▸ **DATASET EXCERPT**:
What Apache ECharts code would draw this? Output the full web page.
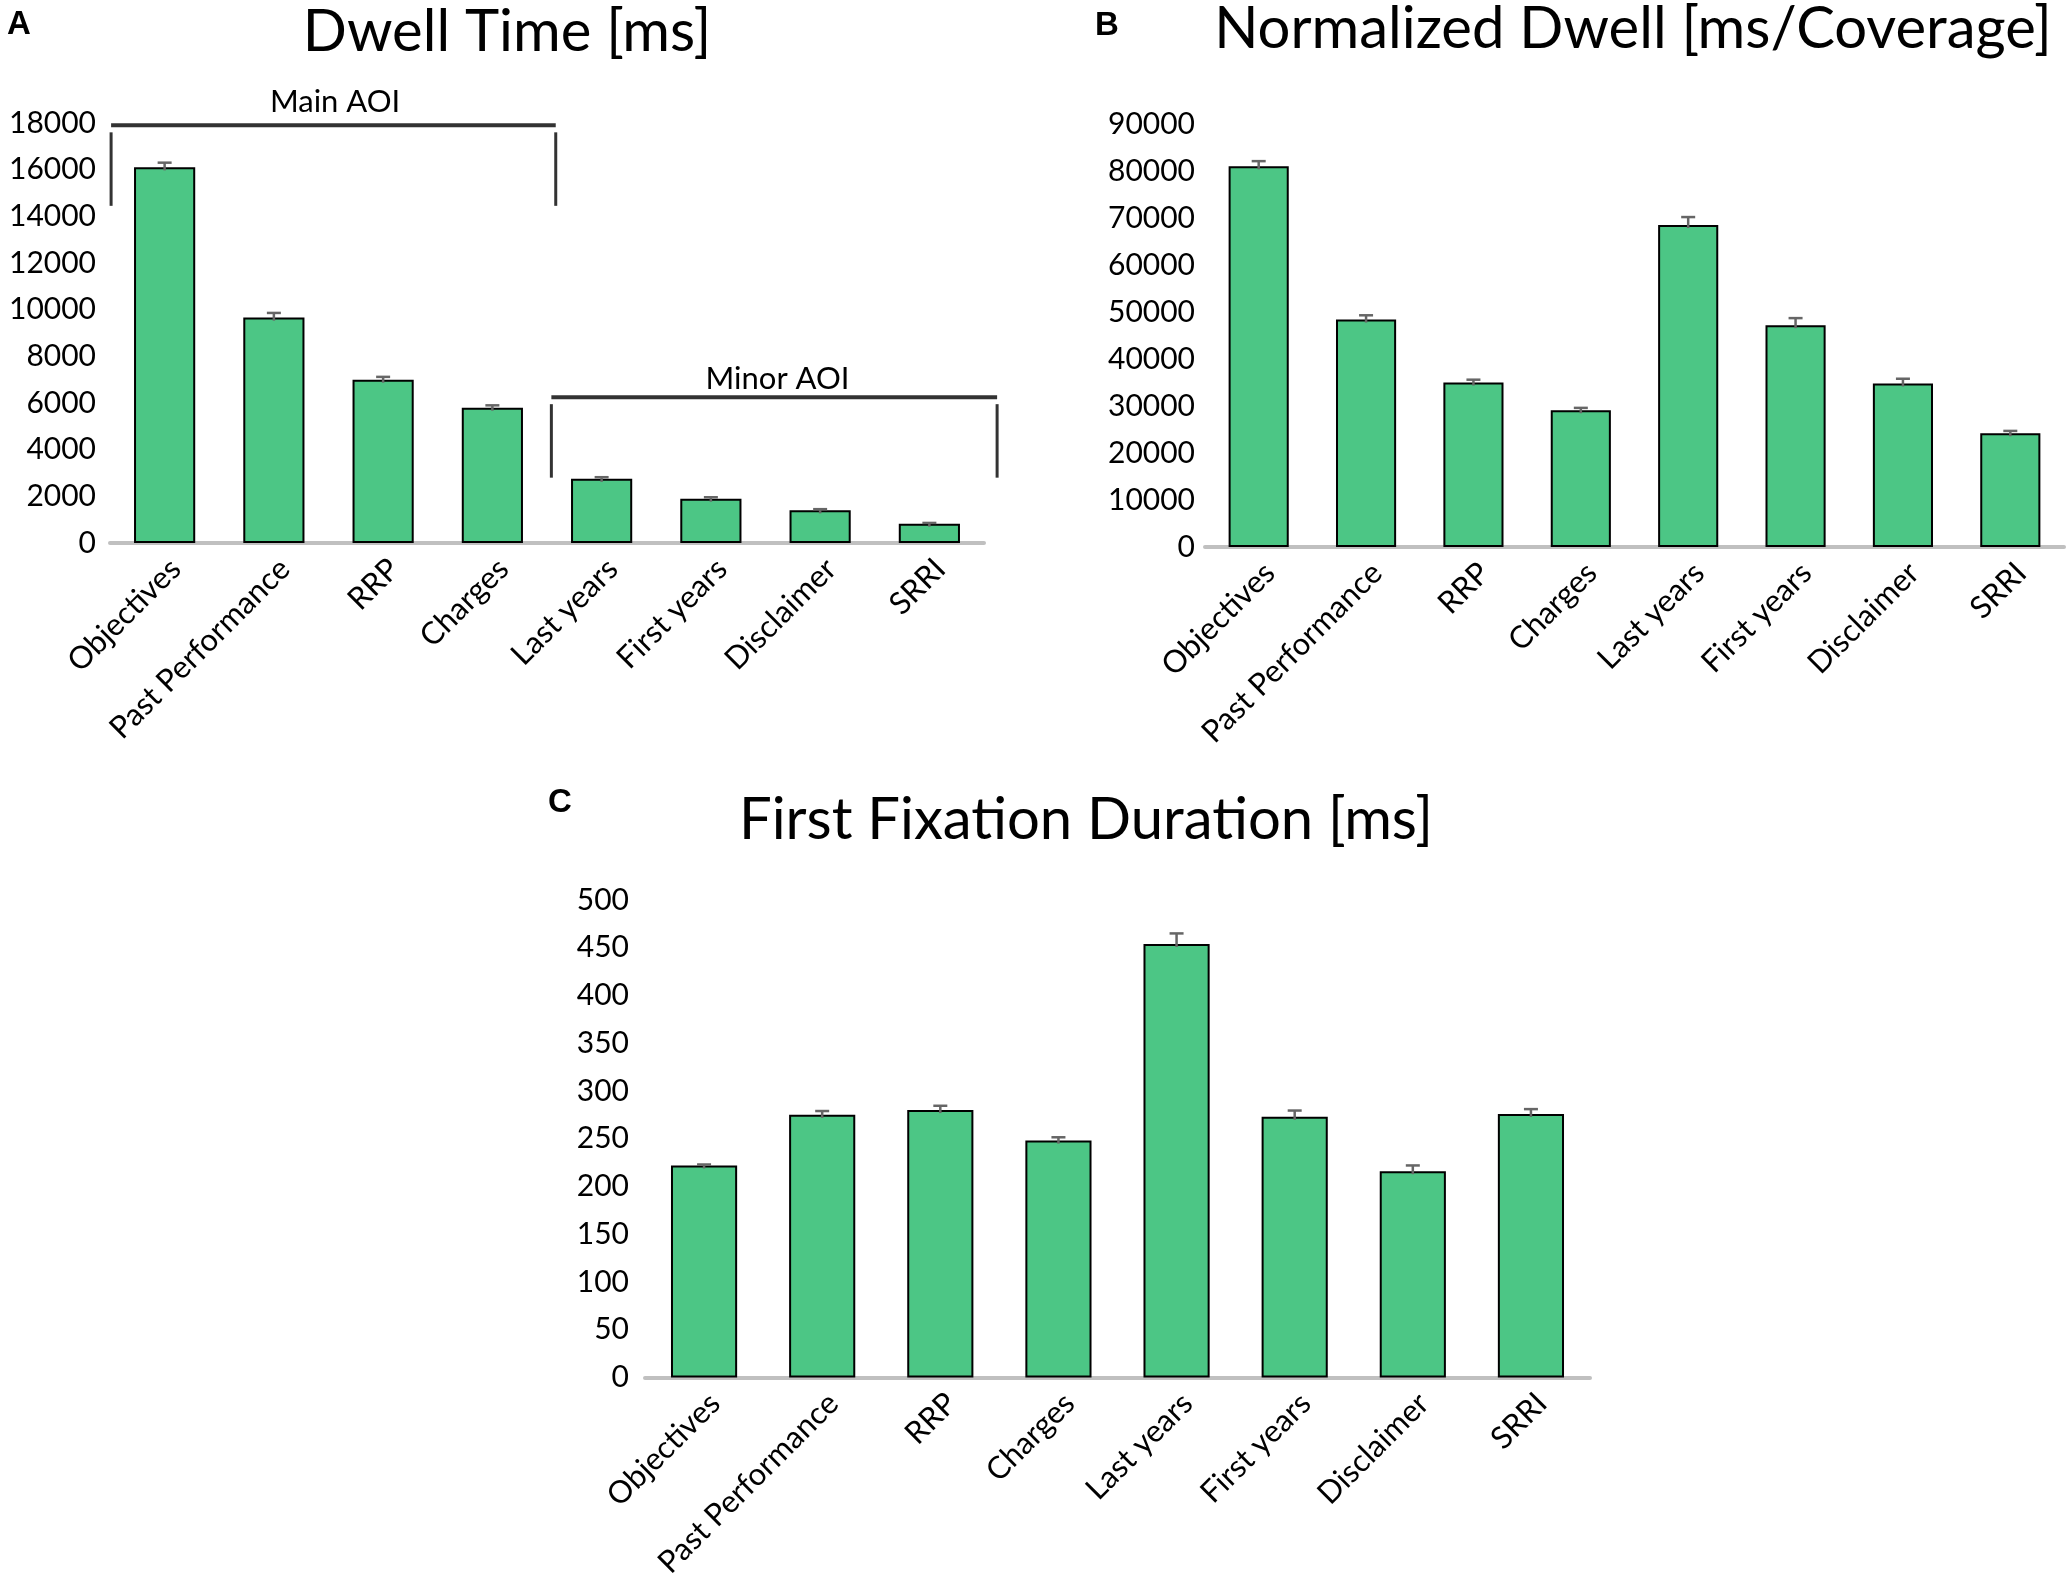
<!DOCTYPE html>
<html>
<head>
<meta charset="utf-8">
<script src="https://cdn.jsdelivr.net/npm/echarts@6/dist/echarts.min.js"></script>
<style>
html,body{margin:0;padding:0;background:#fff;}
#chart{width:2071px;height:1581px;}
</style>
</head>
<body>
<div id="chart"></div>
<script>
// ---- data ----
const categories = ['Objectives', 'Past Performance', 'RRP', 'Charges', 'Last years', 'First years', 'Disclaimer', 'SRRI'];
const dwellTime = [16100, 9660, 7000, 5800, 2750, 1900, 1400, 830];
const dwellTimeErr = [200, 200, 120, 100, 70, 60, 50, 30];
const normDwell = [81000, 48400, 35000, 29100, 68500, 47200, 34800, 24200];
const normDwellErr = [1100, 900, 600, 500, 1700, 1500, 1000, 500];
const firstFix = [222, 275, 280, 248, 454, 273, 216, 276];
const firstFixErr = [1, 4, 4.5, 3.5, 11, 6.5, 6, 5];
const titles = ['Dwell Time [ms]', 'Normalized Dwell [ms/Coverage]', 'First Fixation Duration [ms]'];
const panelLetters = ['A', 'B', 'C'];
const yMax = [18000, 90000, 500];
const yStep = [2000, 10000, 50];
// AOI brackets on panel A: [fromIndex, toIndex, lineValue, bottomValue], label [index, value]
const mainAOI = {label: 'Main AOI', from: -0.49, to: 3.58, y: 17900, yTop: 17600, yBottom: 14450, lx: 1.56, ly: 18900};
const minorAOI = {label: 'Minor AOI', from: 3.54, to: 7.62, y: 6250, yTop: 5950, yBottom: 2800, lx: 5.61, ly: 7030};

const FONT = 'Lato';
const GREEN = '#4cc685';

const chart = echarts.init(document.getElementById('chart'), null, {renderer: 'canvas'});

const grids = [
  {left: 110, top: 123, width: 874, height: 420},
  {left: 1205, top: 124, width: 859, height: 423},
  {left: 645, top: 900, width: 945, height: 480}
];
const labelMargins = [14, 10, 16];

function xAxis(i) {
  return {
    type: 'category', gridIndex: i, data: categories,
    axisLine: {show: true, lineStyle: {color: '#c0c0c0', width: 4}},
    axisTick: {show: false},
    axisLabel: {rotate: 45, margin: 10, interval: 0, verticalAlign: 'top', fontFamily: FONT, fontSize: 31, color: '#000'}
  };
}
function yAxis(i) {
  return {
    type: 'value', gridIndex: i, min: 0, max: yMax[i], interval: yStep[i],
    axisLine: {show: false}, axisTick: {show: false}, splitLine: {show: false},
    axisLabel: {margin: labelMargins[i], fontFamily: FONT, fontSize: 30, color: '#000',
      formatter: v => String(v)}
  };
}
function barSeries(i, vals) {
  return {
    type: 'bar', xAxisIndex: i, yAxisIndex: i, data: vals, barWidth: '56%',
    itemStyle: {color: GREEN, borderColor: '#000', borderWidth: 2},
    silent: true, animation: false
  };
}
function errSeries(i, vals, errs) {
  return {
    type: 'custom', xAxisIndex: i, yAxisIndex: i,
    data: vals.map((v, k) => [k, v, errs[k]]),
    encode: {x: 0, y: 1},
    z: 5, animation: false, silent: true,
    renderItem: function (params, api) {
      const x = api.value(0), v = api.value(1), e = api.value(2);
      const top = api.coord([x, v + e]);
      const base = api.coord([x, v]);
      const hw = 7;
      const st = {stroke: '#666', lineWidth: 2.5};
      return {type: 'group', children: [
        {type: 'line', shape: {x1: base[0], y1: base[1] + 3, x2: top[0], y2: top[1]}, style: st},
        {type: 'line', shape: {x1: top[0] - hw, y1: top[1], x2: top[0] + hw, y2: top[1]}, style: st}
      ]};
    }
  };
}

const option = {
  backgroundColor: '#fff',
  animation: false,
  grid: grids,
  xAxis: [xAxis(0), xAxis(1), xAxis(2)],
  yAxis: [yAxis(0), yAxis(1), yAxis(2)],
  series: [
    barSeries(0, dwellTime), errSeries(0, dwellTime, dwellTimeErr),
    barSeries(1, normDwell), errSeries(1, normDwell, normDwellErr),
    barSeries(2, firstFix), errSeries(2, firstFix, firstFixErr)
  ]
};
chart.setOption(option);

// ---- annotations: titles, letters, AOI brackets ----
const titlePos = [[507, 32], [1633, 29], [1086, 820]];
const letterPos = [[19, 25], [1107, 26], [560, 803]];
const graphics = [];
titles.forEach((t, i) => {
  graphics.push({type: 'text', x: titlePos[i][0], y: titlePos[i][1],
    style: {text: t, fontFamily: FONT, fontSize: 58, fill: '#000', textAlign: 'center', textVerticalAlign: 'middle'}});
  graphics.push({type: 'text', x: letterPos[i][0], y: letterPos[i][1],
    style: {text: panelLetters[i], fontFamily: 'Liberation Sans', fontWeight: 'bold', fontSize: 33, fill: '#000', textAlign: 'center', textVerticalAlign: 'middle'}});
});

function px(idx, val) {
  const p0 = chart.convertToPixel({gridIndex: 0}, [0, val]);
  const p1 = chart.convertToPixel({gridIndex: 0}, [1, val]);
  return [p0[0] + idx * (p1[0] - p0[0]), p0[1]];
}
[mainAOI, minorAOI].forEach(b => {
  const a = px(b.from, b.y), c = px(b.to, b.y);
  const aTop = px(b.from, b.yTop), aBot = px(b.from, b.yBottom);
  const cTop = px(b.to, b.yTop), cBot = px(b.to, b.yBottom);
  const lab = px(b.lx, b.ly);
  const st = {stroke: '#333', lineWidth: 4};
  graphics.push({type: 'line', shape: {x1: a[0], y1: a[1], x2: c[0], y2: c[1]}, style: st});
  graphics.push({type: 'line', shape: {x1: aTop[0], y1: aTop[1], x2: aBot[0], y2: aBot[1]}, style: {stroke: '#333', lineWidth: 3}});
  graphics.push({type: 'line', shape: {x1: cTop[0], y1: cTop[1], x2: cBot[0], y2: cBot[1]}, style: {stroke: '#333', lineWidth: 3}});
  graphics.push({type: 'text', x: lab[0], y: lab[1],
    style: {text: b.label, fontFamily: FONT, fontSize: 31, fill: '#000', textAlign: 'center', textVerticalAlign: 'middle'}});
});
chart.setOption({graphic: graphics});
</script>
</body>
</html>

▸ **WORK INSTRUCTIONS**: Without the pictures, write out the whole listing above exactly as it appears.

▸ **CORRECT RESULT**:
What Apache ECharts code would draw this? Output the full web page.
<!DOCTYPE html>
<html>
<head>
<meta charset="utf-8">
<script src="https://cdn.jsdelivr.net/npm/echarts@6/dist/echarts.min.js"></script>
<style>
html,body{margin:0;padding:0;background:#fff;}
#chart{width:2071px;height:1581px;}
</style>
</head>
<body>
<div id="chart"></div>
<script>
// ---- data ----
const categories = ['Objectives', 'Past Performance', 'RRP', 'Charges', 'Last years', 'First years', 'Disclaimer', 'SRRI'];
const dwellTime = [16100, 9660, 7000, 5800, 2750, 1900, 1400, 830];
const dwellTimeErr = [200, 200, 120, 100, 70, 60, 50, 30];
const normDwell = [81000, 48400, 35000, 29100, 68500, 47200, 34800, 24200];
const normDwellErr = [1100, 900, 600, 500, 1700, 1500, 1000, 500];
const firstFix = [222, 275, 280, 248, 454, 273, 216, 276];
const firstFixErr = [1, 4, 4.5, 3.5, 11, 6.5, 6, 5];
const titles = ['Dwell Time [ms]', 'Normalized Dwell [ms/Coverage]', 'First Fixation Duration [ms]'];
const panelLetters = ['A', 'B', 'C'];
const yMax = [18000, 90000, 500];
const yStep = [2000, 10000, 50];
// AOI brackets on panel A: [fromIndex, toIndex, lineValue, bottomValue], label [index, value]
const mainAOI = {label: 'Main AOI', from: -0.49, to: 3.58, y: 17900, yTop: 17600, yBottom: 14450, lx: 1.56, ly: 18900};
const minorAOI = {label: 'Minor AOI', from: 3.54, to: 7.62, y: 6250, yTop: 5950, yBottom: 2800, lx: 5.61, ly: 7030};

const FONT = 'Lato';
const GREEN = '#4cc685';

const chart = echarts.init(document.getElementById('chart'), null, {renderer: 'canvas'});

const grids = [
  {left: 110, top: 123, width: 874, height: 420},
  {left: 1205, top: 124, width: 859, height: 423},
  {left: 645, top: 900, width: 945, height: 480}
];
const labelMargins = [14, 10, 16];

function xAxis(i) {
  return {
    type: 'category', gridIndex: i, data: categories,
    axisLine: {show: true, lineStyle: {color: '#c0c0c0', width: 4}},
    axisTick: {show: false},
    axisLabel: {rotate: 45, margin: 10, interval: 0, verticalAlign: 'top', fontFamily: FONT, fontSize: 31, color: '#000'}
  };
}
function yAxis(i) {
  return {
    type: 'value', gridIndex: i, min: 0, max: yMax[i], interval: yStep[i],
    axisLine: {show: false}, axisTick: {show: false}, splitLine: {show: false},
    axisLabel: {margin: labelMargins[i], fontFamily: FONT, fontSize: 30, color: '#000',
      formatter: v => String(v)}
  };
}
function barSeries(i, vals) {
  return {
    type: 'bar', xAxisIndex: i, yAxisIndex: i, data: vals, barWidth: '56%',
    itemStyle: {color: GREEN, borderColor: '#000', borderWidth: 2},
    silent: true, animation: false
  };
}
function errSeries(i, vals, errs) {
  return {
    type: 'custom', xAxisIndex: i, yAxisIndex: i,
    data: vals.map((v, k) => [k, v, errs[k]]),
    encode: {x: 0, y: 1},
    z: 5, animation: false, silent: true,
    renderItem: function (params, api) {
      const x = api.value(0), v = api.value(1), e = api.value(2);
      const top = api.coord([x, v + e]);
      const base = api.coord([x, v]);
      const hw = 7;
      const st = {stroke: '#666', lineWidth: 2.5};
      return {type: 'group', children: [
        {type: 'line', shape: {x1: base[0], y1: base[1] + 3, x2: top[0], y2: top[1]}, style: st},
        {type: 'line', shape: {x1: top[0] - hw, y1: top[1], x2: top[0] + hw, y2: top[1]}, style: st}
      ]};
    }
  };
}

const option = {
  backgroundColor: '#fff',
  animation: false,
  grid: grids,
  xAxis: [xAxis(0), xAxis(1), xAxis(2)],
  yAxis: [yAxis(0), yAxis(1), yAxis(2)],
  series: [
    barSeries(0, dwellTime), errSeries(0, dwellTime, dwellTimeErr),
    barSeries(1, normDwell), errSeries(1, normDwell, normDwellErr),
    barSeries(2, firstFix), errSeries(2, firstFix, firstFixErr)
  ]
};
chart.setOption(option);

// ---- annotations: titles, letters, AOI brackets ----
const titlePos = [[507, 32], [1633, 29], [1086, 820]];
const letterPos = [[19, 25], [1107, 26], [560, 803]];
const graphics = [];
titles.forEach((t, i) => {
  graphics.push({type: 'text', x: titlePos[i][0], y: titlePos[i][1],
    style: {text: t, fontFamily: FONT, fontSize: 58, fill: '#000', textAlign: 'center', textVerticalAlign: 'middle'}});
  graphics.push({type: 'text', x: letterPos[i][0], y: letterPos[i][1],
    style: {text: panelLetters[i], fontFamily: 'Liberation Sans', fontWeight: 'bold', fontSize: 33, fill: '#000', textAlign: 'center', textVerticalAlign: 'middle'}});
});

function px(idx, val) {
  const p0 = chart.convertToPixel({gridIndex: 0}, [0, val]);
  const p1 = chart.convertToPixel({gridIndex: 0}, [1, val]);
  return [p0[0] + idx * (p1[0] - p0[0]), p0[1]];
}
[mainAOI, minorAOI].forEach(b => {
  const a = px(b.from, b.y), c = px(b.to, b.y);
  const aTop = px(b.from, b.yTop), aBot = px(b.from, b.yBottom);
  const cTop = px(b.to, b.yTop), cBot = px(b.to, b.yBottom);
  const lab = px(b.lx, b.ly);
  const st = {stroke: '#333', lineWidth: 4};
  graphics.push({type: 'line', shape: {x1: a[0], y1: a[1], x2: c[0], y2: c[1]}, style: st});
  graphics.push({type: 'line', shape: {x1: aTop[0], y1: aTop[1], x2: aBot[0], y2: aBot[1]}, style: {stroke: '#333', lineWidth: 3}});
  graphics.push({type: 'line', shape: {x1: cTop[0], y1: cTop[1], x2: cBot[0], y2: cBot[1]}, style: {stroke: '#333', lineWidth: 3}});
  graphics.push({type: 'text', x: lab[0], y: lab[1],
    style: {text: b.label, fontFamily: FONT, fontSize: 31, fill: '#000', textAlign: 'center', textVerticalAlign: 'middle'}});
});
chart.setOption({graphic: graphics});
</script>
</body>
</html>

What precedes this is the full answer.